Tax relief for “capital” purchases, e.g. equipment, is governed by different rules to those for day-to-day purchases and overheads. The rules often result in tax relief for capital purchases being overlooked. What steps can you take to identify and claim any lost tax relief?

Capital allowances

Understanding the rules for tax deductions relating to the purchase of plant and machinery (capital allowances (CAs)), is one of the dark arts of tax. Consequently businesses often miss out on CAs they’re entitled to. Aside from the technical tax issues, the main reason is the mismatch between accounting and tax rules, especially for plant or machinery which is fixed to buildings.

Plant, machinery or structure?

For accounting purposes some types of expenditure are treated as improvements to a premises while for tax purposes they count as plant or machinery. This can be the difference between a tax deduction from profits or merely a potential deduction if and when you sell the premises.

What to look for?

Typically, the expenditure which slips through the net is for integrated equipment, e.g. water, heating and lighting. These are known as “integral features”. Also overlooked is the cost of structural work to accommodate equipment. Unless the person handling your firm’s tax spots the expenditure and understands the CAs rules, tax relief could be lost forever. However, an unusual but beneficial aspect of CAs is that it’s never too late to make a claim.

Tip. If you’ve installed equipment which required changes to your premises, or fitted new water, electrical or heating systems, etc., it’s worth reviewing your records to make sure all the CAs you’re entitled to have been claimed.

Tip. There’s usually no time limit for claiming tax relief for the purchase of plant and machinery, although there can be one in some circumstances.

Trap. Where you acquired integral features with a building purchased after 31 March 2014, you can only claim CAs if the person you obtained the property from has already recorded them as qualifying assets.
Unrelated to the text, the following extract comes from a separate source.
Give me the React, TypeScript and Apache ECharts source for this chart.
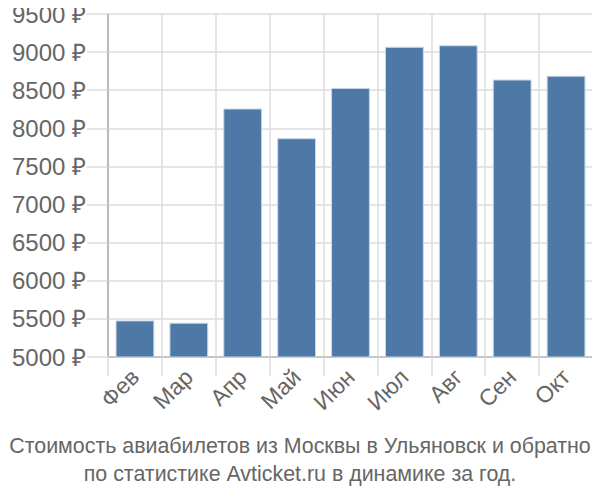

Expenditure must still qualify

A deduction for previously missed expenditure is only allowed if it qualifies for CAs under the rules which apply for the accounting period for which you make the claim. Plus, you must still own the items and be using them in your business for that accounting period. Another drawback to claiming CAs late is the effect it has on the amount of relief you can claim for an accounting period. Instead of being entitled to claim CAs for the full cost of equipment against a single year’s profits by means of the annual investment allowance (AIA) or first year allowances (FYAs), your claim must be spread over a number of years.

Amount of capital allowances claimable

If CAs can’t be claimed in full for the accounting year in which the expense was incurred, they qualify for writing down allowances (WDAs) instead. These only allow tax relief at 6% or 18% of the expenditure per year on a reducing balance. While it can take decades to obtain tax relief in full it’s better than leaving CAs going begging.